In a lot of ways, I consider myself home and church schooled. Although I went to public schools (when I didn’t ditch) anything worthwhile was taught to me by either my family, my church, or even my friends.
Reading, writing, and math–these came from Mom and Dad. Science–from Grandpa.

Some literature and music–church. More math–ad hoc lessons from my best friend Karahan the Turk, who was a numbers whiz. In return, I’d help Karahan polish his English prose. Maybe Karahan the Turk and I didn’t have a Harvard level of academics going with our home-grown version of amateur tutelage, but it was far more productive than the fare the half- wits at our public school were offering.

What Karahan the Turk and I learned in public school was to have utter contempt for institutional bureaucracy; a factor that probably accounts for the fact that we were both devoted truants. The cops couldn’t catch us, though, since we’d hide out at the Northwestern University campus– nobody would expect to find truants on a campus, right?

We’d spend half of our time lost in some library or another, half skateboarding on the lush campus. Both endeavors were better than allowing the energy of youth to get smothered out of us by the brute force of institutional routine that passed for “public education.”

More places to learn: The Boy Scouts–Troop 26, as I recall. The scoutmaster was an insurance salesman who also lectured us on sales techniques and business. The Civil Air Patrol–sort of a flying Boy Scouts, where you learned about airplanes, the Air Force, close order drill, and related stuff. My bosses–who, at my various part time jobs, taught me how to work and keep customers happy. When it came down to it, school was a big, fat waste of time standing between me and all the great opportunities out there.

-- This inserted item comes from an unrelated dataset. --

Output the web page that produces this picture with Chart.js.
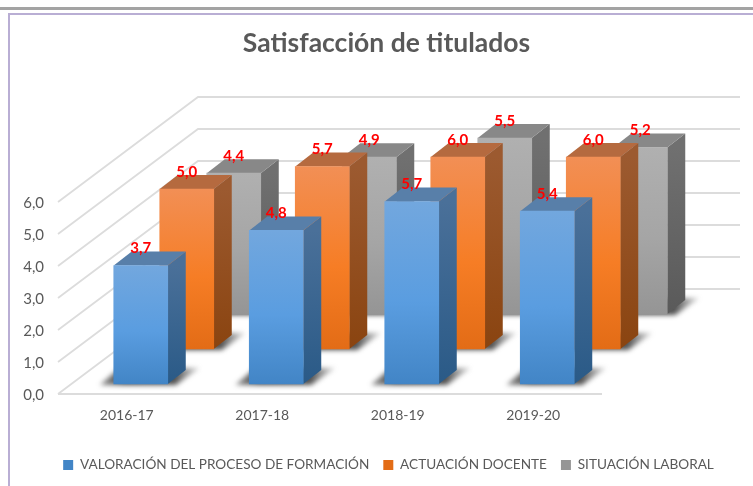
<!DOCTYPE html>
<html>
<head>
<meta charset="utf-8">
<script src="https://cdn.jsdelivr.net/npm/chart.js@4"></script>
<style>
html,body{margin:0;padding:0;background:#fff;overflow:hidden}
#wrap{position:relative;width:753px;height:486px}
canvas{position:absolute;left:0;top:0}
.a{position:absolute}
</style>
</head>
<body>
<div id="wrap">
<div class="a" style="left:0;top:7px;width:753px;height:3px;background:#a3a3a3"></div>
<div class="a" style="left:8px;top:13px;width:745px;height:2px;background:#b9aed4"></div>
<div class="a" style="left:8px;top:13px;width:2px;height:473px;background:#b9aed4"></div>
<canvas id="c" width="753" height="486"></canvas>
</div>
<script>
const categories = ['2016-17','2017-18','2018-19','2019-20'];
const formacion = [3.7,4.8,5.7,5.4];
const docente = [5.0,5.7,6.0,6.0];
const laboral = [4.4,4.9,5.5,5.2];
const yTicks = [0,1,2,3,4,5,6];

const FONT = 'Lato, "Open Sans", sans-serif';
const TXT = '#595959';
// 3D look
const WALL = {dx:140, dy:-105};
const BAR = {dx:18, dy:-14};
const SHIFT = [{x:14,y:-10},{x:60,y:-45},{x:107,y:-80}];
const LOOK = [
 {solid:'#5b9bd5', front:['#72a7de','#5a9de0','#4285c6'], side:['#4a7099','#2a5a87'], top:'#587fa9'},
 {solid:'#ed7d31', front:['#f28f55','#f67d25','#e36c16'], side:['#9c5a30','#8a4410'], top:'#b56a3f'},
 {solid:'#a5a5a5', front:['#b0b0b0','#a5a5a5','#959595'], side:['#707070','#5a5a5a'], top:'#888888'}
];
const fmt = v => Number(v).toFixed(1).replace('.',',');

function frontFill(i){
  return c => {
    if(!c.parsed || c.parsed.y === undefined) return LOOK[i].solid;
    const s = c.chart.scales.y;
    const y0 = s.getPixelForValue(c.parsed.y), y1 = s.getPixelForValue(0);
    if(!isFinite(y0) || !isFinite(y1)) return LOOK[i].solid;
    const g = c.chart.ctx.createLinearGradient(0,y0,0,y1);
    g.addColorStop(0,LOOK[i].front[0]);
    g.addColorStop(.55,LOOK[i].front[1]);
    g.addColorStop(1,LOOK[i].front[2]);
    return g;
  };
}
function poly(ctx,pts){
  ctx.beginPath();
  pts.forEach((p,i)=> i?ctx.lineTo(p[0],p[1]):ctx.moveTo(p[0],p[1]));
  ctx.closePath();
  ctx.fill();
}
const threeD = {
  id:'threeD',
  afterLayout(chart){
    chart.legend.left += 12; chart.legend.right += 12;
    chart.titleBlock.left += 10; chart.titleBlock.right += 10;
  },
  beforeDatasetsDraw(chart){
    const {ctx,scales:{x,y},chartArea:a} = chart;
    ctx.save();
    ctx.strokeStyle='#dcdcdc'; ctx.lineWidth=1.8;
    yTicks.forEach(v=>{
      const py=y.getPixelForValue(v);
      ctx.beginPath();
      ctx.moveTo(a.left-1,py);
      ctx.lineTo(a.left-1+WALL.dx,py+WALL.dy);
      ctx.lineTo(a.right-1+WALL.dx,py+WALL.dy);
      ctx.stroke();
    });
    const p0=y.getPixelForValue(0);
    ctx.beginPath(); ctx.moveTo(a.left-1,p0); ctx.lineTo(a.right+1,p0); ctx.stroke();
    ctx.restore();
  },
  beforeDatasetDraw(chart,{index,meta}){
    const ctx=chart.ctx, s=SHIFT[index], L=LOOK[index];
    ctx.save();
    ctx.translate(s.x,s.y);
    meta.data.forEach(b=>{
      const p=b.getProps(['x','y','base','width'],true);
      const l=p.x-p.width/2, r=p.x+p.width/2, t=p.y, d=p.base;
      // floor shadow
      ctx.save();
      ctx.filter='blur(2.5px)';
      const sg=ctx.createLinearGradient(l-14,0,r+32,0);
      sg.addColorStop(0,'rgba(60,60,60,.55)');
      sg.addColorStop(.25,'rgba(45,45,45,.9)');
      sg.addColorStop(.75,'rgba(50,50,50,.85)');
      sg.addColorStop(1,'rgba(110,110,110,.25)');
      ctx.fillStyle=sg;
      poly(ctx,[[l-14,d+1],[r+8,d+1],[r+32,d-16],[l+6,d-16]]);
      ctx.restore();
      // side face
      const g=ctx.createLinearGradient(0,t,0,d);
      g.addColorStop(0,L.side[0]); g.addColorStop(1,L.side[1]);
      ctx.fillStyle=g;
      poly(ctx,[[r,t],[r+BAR.dx,t+BAR.dy],[r+BAR.dx,d+BAR.dy],[r,d]]);
      // top face
      ctx.fillStyle=L.top;
      poly(ctx,[[l,t],[l+BAR.dx,t+BAR.dy],[r+BAR.dx,t+BAR.dy],[r,t]]);
    });
  },
  afterDatasetDraw(chart){ chart.ctx.restore(); },
  afterDatasetsDraw(chart){
    const ctx=chart.ctx;
    ctx.save();
    ctx.font='bold 15px '+FONT;
    ctx.fillStyle='#ff0000';
    ctx.textAlign='center'; ctx.textBaseline='middle';
    chart.data.datasets.forEach((ds,i)=>{
      const s=SHIFT[i];
      chart.getDatasetMeta(i).data.forEach((b,j)=>{
        ctx.fillText(fmt(ds.data[j]),b.x+s.x,b.y+s.y-17);
      });
    });
    ctx.restore();
  }
};

new Chart(document.getElementById('c'),{
  type:'bar',
  data:{
    labels:categories,
    datasets:[
      {label:'VALORACIÓN DEL PROCESO DE FORMACIÓN',data:formacion,backgroundColor:frontFill(0)},
      {label:'ACTUACIÓN DOCENTE',data:docente,backgroundColor:frontFill(1)},
      {label:'SITUACIÓN LABORAL',data:laboral,backgroundColor:frontFill(2)}
    ]
  },
  plugins:[threeD],
  options:{
    responsive:false,
    animation:false,
    clip:false,
    datasets:{bar:{grouped:false,barThickness:54,borderWidth:0,clip:false}},
    layout:{padding:{bottom:4.2}},
    scales:{
      x:{
        grid:{display:false},border:{display:false},
        ticks:{color:TXT,font:{family:FONT,size:14},padding:5,maxRotation:0},
        afterFit:s=>{s.height=50.2;}
      },
      y:{
        min:0,max:6,
        grid:{display:false},border:{display:false},
        afterBuildTicks:s=>{s.ticks=yTicks.map(v=>({value:v}));},
        ticks:{color:TXT,font:{family:FONT,size:15},padding:7,labelOffset:1,callback:fmt},
        afterFit:s=>{s.width=59;}
      },
      pad:{
        position:'right',display:true,
        grid:{display:false},border:{display:false},
        ticks:{display:false},
        afterFit:s=>{s.width=152;}
      }
    },
    plugins:{
      title:{display:true,text:'Satisfacción de titulados',color:TXT,
        font:{family:FONT,size:26.5,weight:'bold',lineHeight:1.2},
        padding:{top:28,bottom:142.2}},
      legend:{position:'bottom',
        labels:{color:TXT,boxWidth:10,boxHeight:10,padding:14,font:{family:FONT,size:13.6}}},
      tooltip:{enabled:false}
    }
  }
});
</script>
</body>
</html>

Which brings me to this point: For some, or most, perhaps public school is the only way they can get a so-called education. I guess, like potted plants, some people are inert, need to be tended regularly lest the weeds grow over them, and can most readily assimilate fertilizer (and you know what fertilizer’s made of). So be it–our economy needs these folks, the dully and duly obedient, the ones who are the hidden human gears inside the great machines of commerce and administration.

The others, though, the more inspired, capable, energetic, or just plain cantankerous, will want to remain untethered from the “See Spot Run” bunch. Looking at cattle is one thing, but having to be amongst them is quite another.

Big government, of course, loathes the idea of children remaining outside of its clutches. The few that escape the education camps might turn out to have ideas that are not healthy. If we breed an element that can really, truly read, write, learn, and reason for itself, where will that leave the propaganda of pedagogy?

I’m not surprised that home schooling is a growing trend. A small element in America has finally figured that it doesn’t take a village to raise a child, or a government bureaucracy to germinate a legitimate thought. If Karahan the Turk and I knew that before the disco era ever hit the scene, it’s about time that the rest of the country has caught the beat.